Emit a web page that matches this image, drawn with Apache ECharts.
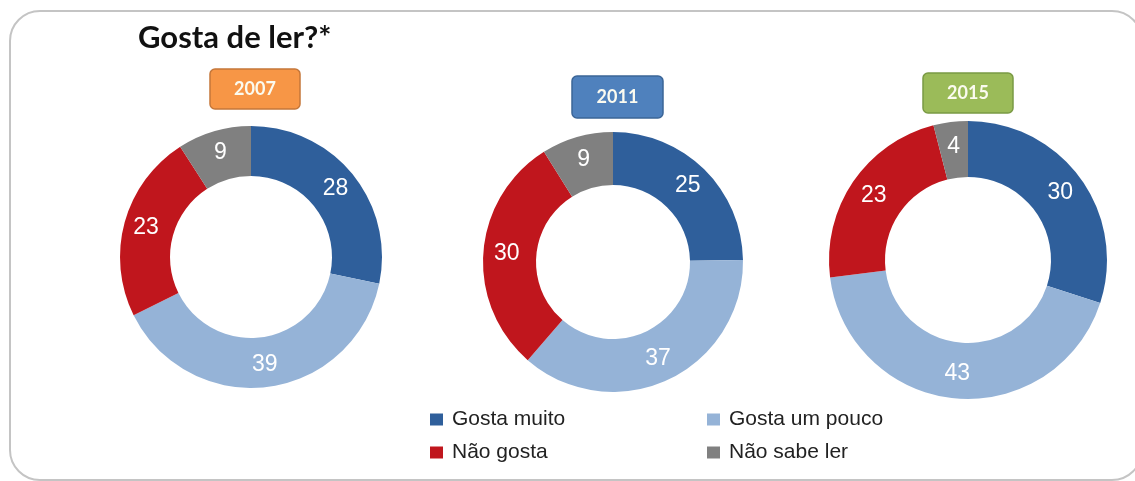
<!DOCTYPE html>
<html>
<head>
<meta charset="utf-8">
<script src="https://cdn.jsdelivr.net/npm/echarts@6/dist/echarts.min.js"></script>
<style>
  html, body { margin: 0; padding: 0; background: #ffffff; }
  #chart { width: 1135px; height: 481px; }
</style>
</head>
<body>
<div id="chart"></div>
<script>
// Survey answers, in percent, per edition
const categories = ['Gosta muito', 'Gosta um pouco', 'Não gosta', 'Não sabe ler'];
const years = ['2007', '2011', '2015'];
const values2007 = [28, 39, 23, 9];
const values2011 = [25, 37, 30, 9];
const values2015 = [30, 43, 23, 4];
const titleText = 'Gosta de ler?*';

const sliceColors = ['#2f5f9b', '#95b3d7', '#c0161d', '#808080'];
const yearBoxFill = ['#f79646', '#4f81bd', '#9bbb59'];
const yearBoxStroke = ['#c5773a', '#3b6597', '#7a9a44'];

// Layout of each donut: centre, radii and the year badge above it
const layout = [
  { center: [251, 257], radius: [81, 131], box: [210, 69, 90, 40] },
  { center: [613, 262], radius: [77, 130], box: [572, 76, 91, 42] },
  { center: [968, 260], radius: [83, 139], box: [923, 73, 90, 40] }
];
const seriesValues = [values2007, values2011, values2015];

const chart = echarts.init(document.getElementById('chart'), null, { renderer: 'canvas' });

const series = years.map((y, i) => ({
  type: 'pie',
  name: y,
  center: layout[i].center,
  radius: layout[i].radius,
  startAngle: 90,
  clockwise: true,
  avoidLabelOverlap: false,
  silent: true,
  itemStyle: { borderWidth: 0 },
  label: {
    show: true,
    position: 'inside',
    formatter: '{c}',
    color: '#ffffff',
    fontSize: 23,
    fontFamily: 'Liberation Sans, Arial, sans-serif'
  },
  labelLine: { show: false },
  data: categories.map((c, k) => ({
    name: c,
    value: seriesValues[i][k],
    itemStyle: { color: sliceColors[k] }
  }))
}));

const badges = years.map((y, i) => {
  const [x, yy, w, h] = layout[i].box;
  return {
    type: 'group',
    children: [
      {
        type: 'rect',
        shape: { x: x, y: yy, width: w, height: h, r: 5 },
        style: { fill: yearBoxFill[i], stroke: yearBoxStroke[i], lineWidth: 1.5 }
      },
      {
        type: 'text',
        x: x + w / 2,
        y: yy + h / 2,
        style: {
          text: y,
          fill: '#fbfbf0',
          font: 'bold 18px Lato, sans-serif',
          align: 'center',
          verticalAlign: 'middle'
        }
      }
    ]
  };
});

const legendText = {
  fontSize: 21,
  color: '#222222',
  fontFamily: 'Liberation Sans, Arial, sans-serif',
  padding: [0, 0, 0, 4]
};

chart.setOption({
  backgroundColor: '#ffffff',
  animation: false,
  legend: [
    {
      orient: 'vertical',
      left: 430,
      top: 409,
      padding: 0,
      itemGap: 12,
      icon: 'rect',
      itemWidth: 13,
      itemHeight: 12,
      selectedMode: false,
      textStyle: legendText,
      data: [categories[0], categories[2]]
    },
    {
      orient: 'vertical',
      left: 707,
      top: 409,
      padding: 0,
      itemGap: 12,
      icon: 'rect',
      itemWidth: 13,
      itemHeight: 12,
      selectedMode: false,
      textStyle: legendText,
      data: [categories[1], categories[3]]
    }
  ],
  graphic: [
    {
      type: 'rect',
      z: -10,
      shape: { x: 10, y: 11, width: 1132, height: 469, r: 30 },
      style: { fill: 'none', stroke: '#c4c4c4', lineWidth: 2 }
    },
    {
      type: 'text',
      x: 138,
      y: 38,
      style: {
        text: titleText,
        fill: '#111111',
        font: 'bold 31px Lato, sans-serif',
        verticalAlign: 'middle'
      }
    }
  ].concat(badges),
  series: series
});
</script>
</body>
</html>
__________
Problem statement: Copy out the listing exactly as it stands, but not the pictures.

Written reply:
Emit a web page that matches this image, drawn with Apache ECharts.
<!DOCTYPE html>
<html>
<head>
<meta charset="utf-8">
<script src="https://cdn.jsdelivr.net/npm/echarts@6/dist/echarts.min.js"></script>
<style>
  html, body { margin: 0; padding: 0; background: #ffffff; }
  #chart { width: 1135px; height: 481px; }
</style>
</head>
<body>
<div id="chart"></div>
<script>
// Survey answers, in percent, per edition
const categories = ['Gosta muito', 'Gosta um pouco', 'Não gosta', 'Não sabe ler'];
const years = ['2007', '2011', '2015'];
const values2007 = [28, 39, 23, 9];
const values2011 = [25, 37, 30, 9];
const values2015 = [30, 43, 23, 4];
const titleText = 'Gosta de ler?*';

const sliceColors = ['#2f5f9b', '#95b3d7', '#c0161d', '#808080'];
const yearBoxFill = ['#f79646', '#4f81bd', '#9bbb59'];
const yearBoxStroke = ['#c5773a', '#3b6597', '#7a9a44'];

// Layout of each donut: centre, radii and the year badge above it
const layout = [
  { center: [251, 257], radius: [81, 131], box: [210, 69, 90, 40] },
  { center: [613, 262], radius: [77, 130], box: [572, 76, 91, 42] },
  { center: [968, 260], radius: [83, 139], box: [923, 73, 90, 40] }
];
const seriesValues = [values2007, values2011, values2015];

const chart = echarts.init(document.getElementById('chart'), null, { renderer: 'canvas' });

const series = years.map((y, i) => ({
  type: 'pie',
  name: y,
  center: layout[i].center,
  radius: layout[i].radius,
  startAngle: 90,
  clockwise: true,
  avoidLabelOverlap: false,
  silent: true,
  itemStyle: { borderWidth: 0 },
  label: {
    show: true,
    position: 'inside',
    formatter: '{c}',
    color: '#ffffff',
    fontSize: 23,
    fontFamily: 'Liberation Sans, Arial, sans-serif'
  },
  labelLine: { show: false },
  data: categories.map((c, k) => ({
    name: c,
    value: seriesValues[i][k],
    itemStyle: { color: sliceColors[k] }
  }))
}));

const badges = years.map((y, i) => {
  const [x, yy, w, h] = layout[i].box;
  return {
    type: 'group',
    children: [
      {
        type: 'rect',
        shape: { x: x, y: yy, width: w, height: h, r: 5 },
        style: { fill: yearBoxFill[i], stroke: yearBoxStroke[i], lineWidth: 1.5 }
      },
      {
        type: 'text',
        x: x + w / 2,
        y: yy + h / 2,
        style: {
          text: y,
          fill: '#fbfbf0',
          font: 'bold 18px Lato, sans-serif',
          align: 'center',
          verticalAlign: 'middle'
        }
      }
    ]
  };
});

const legendText = {
  fontSize: 21,
  color: '#222222',
  fontFamily: 'Liberation Sans, Arial, sans-serif',
  padding: [0, 0, 0, 4]
};

chart.setOption({
  backgroundColor: '#ffffff',
  animation: false,
  legend: [
    {
      orient: 'vertical',
      left: 430,
      top: 409,
      padding: 0,
      itemGap: 12,
      icon: 'rect',
      itemWidth: 13,
      itemHeight: 12,
      selectedMode: false,
      textStyle: legendText,
      data: [categories[0], categories[2]]
    },
    {
      orient: 'vertical',
      left: 707,
      top: 409,
      padding: 0,
      itemGap: 12,
      icon: 'rect',
      itemWidth: 13,
      itemHeight: 12,
      selectedMode: false,
      textStyle: legendText,
      data: [categories[1], categories[3]]
    }
  ],
  graphic: [
    {
      type: 'rect',
      z: -10,
      shape: { x: 10, y: 11, width: 1132, height: 469, r: 30 },
      style: { fill: 'none', stroke: '#c4c4c4', lineWidth: 2 }
    },
    {
      type: 'text',
      x: 138,
      y: 38,
      style: {
        text: titleText,
        fill: '#111111',
        font: 'bold 31px Lato, sans-serif',
        verticalAlign: 'middle'
      }
    }
  ].concat(badges),
  series: series
});
</script>
</body>
</html>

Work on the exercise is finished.